Answer with nothing but the number of lines that include the word "this".

MATERIAL SUPPLIED
####################
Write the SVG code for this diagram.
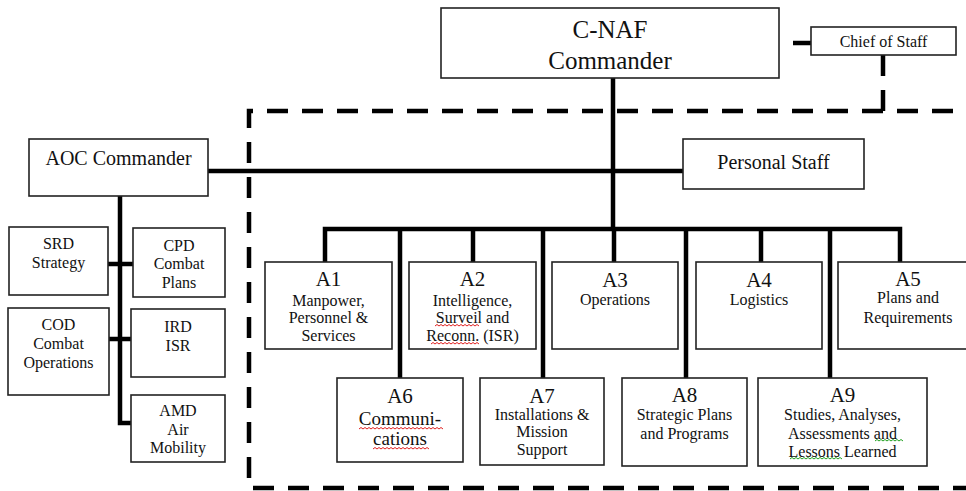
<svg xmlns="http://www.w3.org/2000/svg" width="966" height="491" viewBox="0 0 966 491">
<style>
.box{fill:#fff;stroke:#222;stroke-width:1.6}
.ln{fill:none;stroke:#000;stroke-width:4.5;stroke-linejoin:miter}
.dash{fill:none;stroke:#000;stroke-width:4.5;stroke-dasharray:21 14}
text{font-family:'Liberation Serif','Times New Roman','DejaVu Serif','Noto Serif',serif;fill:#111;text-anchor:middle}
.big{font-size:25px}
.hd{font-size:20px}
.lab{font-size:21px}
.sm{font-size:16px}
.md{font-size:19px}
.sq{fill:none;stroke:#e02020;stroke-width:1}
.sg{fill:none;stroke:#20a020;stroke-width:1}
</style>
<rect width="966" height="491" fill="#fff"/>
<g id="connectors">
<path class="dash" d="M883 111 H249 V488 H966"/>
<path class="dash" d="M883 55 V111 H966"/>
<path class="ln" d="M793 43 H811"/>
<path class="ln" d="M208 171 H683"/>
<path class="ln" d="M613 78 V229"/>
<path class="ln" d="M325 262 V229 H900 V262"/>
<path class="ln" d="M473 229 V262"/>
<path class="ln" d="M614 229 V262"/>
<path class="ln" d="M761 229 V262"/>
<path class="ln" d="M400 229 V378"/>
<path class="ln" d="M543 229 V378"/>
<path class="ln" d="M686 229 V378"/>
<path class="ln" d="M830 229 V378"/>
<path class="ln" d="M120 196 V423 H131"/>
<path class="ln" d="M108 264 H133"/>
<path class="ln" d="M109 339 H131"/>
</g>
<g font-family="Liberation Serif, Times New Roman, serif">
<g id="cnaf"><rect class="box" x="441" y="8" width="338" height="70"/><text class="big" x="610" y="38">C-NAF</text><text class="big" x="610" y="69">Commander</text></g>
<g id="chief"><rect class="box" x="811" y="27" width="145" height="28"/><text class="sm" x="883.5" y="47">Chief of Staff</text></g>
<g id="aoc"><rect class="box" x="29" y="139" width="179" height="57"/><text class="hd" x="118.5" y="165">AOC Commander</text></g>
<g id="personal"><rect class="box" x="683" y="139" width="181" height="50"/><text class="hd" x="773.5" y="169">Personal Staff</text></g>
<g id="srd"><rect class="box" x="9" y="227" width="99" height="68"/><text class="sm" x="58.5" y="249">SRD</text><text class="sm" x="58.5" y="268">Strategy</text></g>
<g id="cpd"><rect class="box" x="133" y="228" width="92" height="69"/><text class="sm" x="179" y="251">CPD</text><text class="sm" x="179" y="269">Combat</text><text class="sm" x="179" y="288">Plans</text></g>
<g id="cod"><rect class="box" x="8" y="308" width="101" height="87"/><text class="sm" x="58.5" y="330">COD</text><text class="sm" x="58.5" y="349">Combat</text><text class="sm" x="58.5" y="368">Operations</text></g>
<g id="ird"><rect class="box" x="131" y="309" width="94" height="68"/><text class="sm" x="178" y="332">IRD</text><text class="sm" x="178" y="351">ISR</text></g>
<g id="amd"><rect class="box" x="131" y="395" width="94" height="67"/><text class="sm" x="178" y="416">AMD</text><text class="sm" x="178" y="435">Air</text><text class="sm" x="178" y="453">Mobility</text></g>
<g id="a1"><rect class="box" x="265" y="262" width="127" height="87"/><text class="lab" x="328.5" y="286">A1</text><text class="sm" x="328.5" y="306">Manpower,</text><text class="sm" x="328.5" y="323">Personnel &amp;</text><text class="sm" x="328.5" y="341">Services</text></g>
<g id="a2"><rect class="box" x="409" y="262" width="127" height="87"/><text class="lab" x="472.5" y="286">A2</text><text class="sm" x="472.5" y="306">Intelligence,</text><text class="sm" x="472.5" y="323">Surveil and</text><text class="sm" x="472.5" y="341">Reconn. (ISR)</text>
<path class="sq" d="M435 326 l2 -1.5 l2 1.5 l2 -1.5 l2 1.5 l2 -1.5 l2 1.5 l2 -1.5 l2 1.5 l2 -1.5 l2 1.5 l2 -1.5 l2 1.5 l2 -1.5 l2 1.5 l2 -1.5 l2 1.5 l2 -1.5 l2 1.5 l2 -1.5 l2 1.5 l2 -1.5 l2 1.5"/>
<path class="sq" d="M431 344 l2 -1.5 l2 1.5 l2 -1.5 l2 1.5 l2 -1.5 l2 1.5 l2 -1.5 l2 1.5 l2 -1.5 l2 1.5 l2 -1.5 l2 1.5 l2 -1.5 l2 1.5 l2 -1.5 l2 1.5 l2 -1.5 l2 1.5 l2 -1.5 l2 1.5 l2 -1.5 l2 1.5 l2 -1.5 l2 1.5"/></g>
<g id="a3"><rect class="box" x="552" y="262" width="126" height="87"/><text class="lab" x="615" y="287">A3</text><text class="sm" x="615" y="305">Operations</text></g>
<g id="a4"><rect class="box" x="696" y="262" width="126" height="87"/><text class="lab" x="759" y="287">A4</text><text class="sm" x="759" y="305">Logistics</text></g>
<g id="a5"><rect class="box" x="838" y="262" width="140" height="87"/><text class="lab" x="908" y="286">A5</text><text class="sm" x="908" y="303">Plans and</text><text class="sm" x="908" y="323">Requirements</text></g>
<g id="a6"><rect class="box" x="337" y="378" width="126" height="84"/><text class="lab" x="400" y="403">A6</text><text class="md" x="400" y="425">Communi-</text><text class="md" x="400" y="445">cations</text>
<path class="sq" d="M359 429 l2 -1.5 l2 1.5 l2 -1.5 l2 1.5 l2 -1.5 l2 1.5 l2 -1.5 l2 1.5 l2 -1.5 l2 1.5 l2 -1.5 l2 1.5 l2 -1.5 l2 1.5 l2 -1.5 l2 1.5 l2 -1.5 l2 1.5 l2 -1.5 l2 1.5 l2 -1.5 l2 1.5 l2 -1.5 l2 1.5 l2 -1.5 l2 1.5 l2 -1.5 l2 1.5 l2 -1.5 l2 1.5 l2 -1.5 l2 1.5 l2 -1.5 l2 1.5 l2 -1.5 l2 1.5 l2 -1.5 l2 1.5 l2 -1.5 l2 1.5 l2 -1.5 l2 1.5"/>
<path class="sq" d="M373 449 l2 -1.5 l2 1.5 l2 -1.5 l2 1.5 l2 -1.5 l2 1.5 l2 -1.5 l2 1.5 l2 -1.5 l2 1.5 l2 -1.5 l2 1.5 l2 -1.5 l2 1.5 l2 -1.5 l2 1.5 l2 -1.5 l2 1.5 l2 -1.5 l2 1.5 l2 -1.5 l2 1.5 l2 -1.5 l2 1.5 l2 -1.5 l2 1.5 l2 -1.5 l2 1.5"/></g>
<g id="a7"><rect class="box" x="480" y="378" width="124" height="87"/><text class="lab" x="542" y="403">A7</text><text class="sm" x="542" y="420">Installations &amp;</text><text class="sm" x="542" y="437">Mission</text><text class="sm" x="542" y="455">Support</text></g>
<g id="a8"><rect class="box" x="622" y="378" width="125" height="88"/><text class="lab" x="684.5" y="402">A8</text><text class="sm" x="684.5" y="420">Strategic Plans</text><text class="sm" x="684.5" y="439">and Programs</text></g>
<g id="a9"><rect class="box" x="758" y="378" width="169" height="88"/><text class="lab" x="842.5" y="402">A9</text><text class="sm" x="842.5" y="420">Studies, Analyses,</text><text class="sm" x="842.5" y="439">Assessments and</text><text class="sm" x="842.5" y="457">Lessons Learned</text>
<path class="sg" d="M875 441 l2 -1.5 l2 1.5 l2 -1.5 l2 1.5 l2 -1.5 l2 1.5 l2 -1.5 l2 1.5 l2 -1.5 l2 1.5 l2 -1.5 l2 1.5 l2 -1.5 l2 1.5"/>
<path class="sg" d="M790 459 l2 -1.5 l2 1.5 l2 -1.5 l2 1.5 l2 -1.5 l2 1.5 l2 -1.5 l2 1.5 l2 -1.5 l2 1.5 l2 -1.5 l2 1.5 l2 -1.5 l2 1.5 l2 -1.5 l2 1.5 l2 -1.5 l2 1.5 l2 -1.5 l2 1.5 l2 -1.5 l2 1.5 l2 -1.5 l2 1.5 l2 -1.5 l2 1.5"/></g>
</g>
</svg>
####################
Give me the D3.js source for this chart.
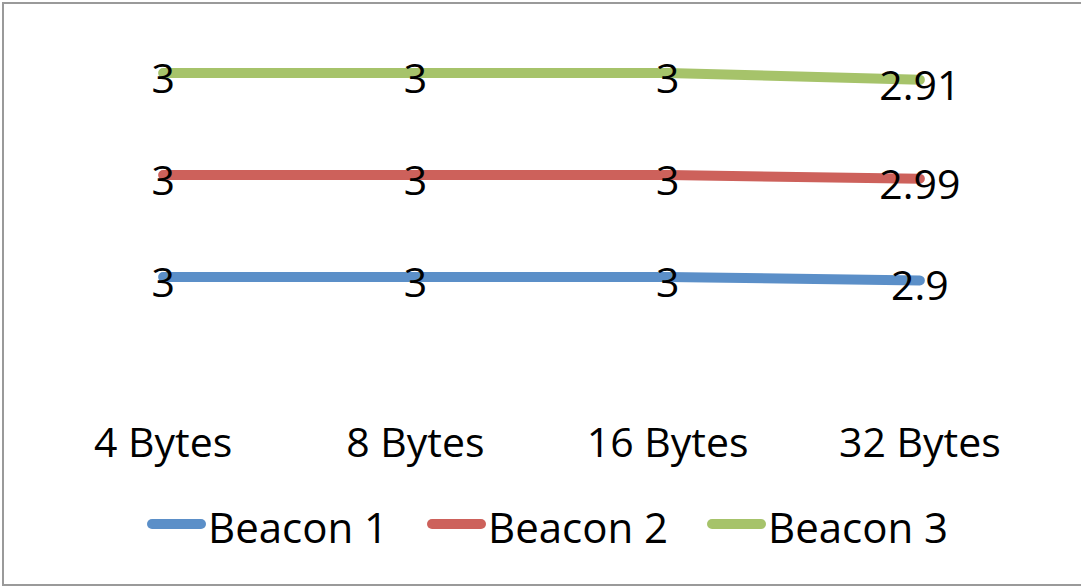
####################
PROBLEM SOLUTION
2